* WORK TO BE COMPLETED
Give back the whole listing exactly as shown.
=== PROVIDED DATA ===
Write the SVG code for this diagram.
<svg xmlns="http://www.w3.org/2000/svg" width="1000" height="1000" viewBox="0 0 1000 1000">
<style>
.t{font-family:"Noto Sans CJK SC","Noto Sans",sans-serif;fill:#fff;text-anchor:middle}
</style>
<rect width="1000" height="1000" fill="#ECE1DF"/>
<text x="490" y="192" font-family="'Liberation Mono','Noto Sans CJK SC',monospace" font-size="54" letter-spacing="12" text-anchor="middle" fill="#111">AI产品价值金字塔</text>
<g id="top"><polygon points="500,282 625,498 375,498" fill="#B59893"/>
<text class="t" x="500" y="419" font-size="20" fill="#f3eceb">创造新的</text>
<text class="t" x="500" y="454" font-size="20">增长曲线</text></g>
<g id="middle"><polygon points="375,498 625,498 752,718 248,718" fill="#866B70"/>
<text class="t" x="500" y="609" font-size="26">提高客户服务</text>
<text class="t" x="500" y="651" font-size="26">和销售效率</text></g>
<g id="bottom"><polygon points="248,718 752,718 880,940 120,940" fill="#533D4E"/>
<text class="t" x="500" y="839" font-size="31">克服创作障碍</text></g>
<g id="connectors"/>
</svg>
===
* SOLUTION FOR THIS TASK
Write the SVG code for this diagram.
<svg xmlns="http://www.w3.org/2000/svg" width="1000" height="1000" viewBox="0 0 1000 1000">
<style>
.t{font-family:"Noto Sans CJK SC","Noto Sans",sans-serif;fill:#fff;text-anchor:middle}
</style>
<rect width="1000" height="1000" fill="#ECE1DF"/>
<text x="490" y="192" font-family="'Liberation Mono','Noto Sans CJK SC',monospace" font-size="54" letter-spacing="12" text-anchor="middle" fill="#111">AI产品价值金字塔</text>
<g id="top"><polygon points="500,282 625,498 375,498" fill="#B59893"/>
<text class="t" x="500" y="419" font-size="20" fill="#f3eceb">创造新的</text>
<text class="t" x="500" y="454" font-size="20">增长曲线</text></g>
<g id="middle"><polygon points="375,498 625,498 752,718 248,718" fill="#866B70"/>
<text class="t" x="500" y="609" font-size="26">提高客户服务</text>
<text class="t" x="500" y="651" font-size="26">和销售效率</text></g>
<g id="bottom"><polygon points="248,718 752,718 880,940 120,940" fill="#533D4E"/>
<text class="t" x="500" y="839" font-size="31">克服创作障碍</text></g>
<g id="connectors"/>
</svg>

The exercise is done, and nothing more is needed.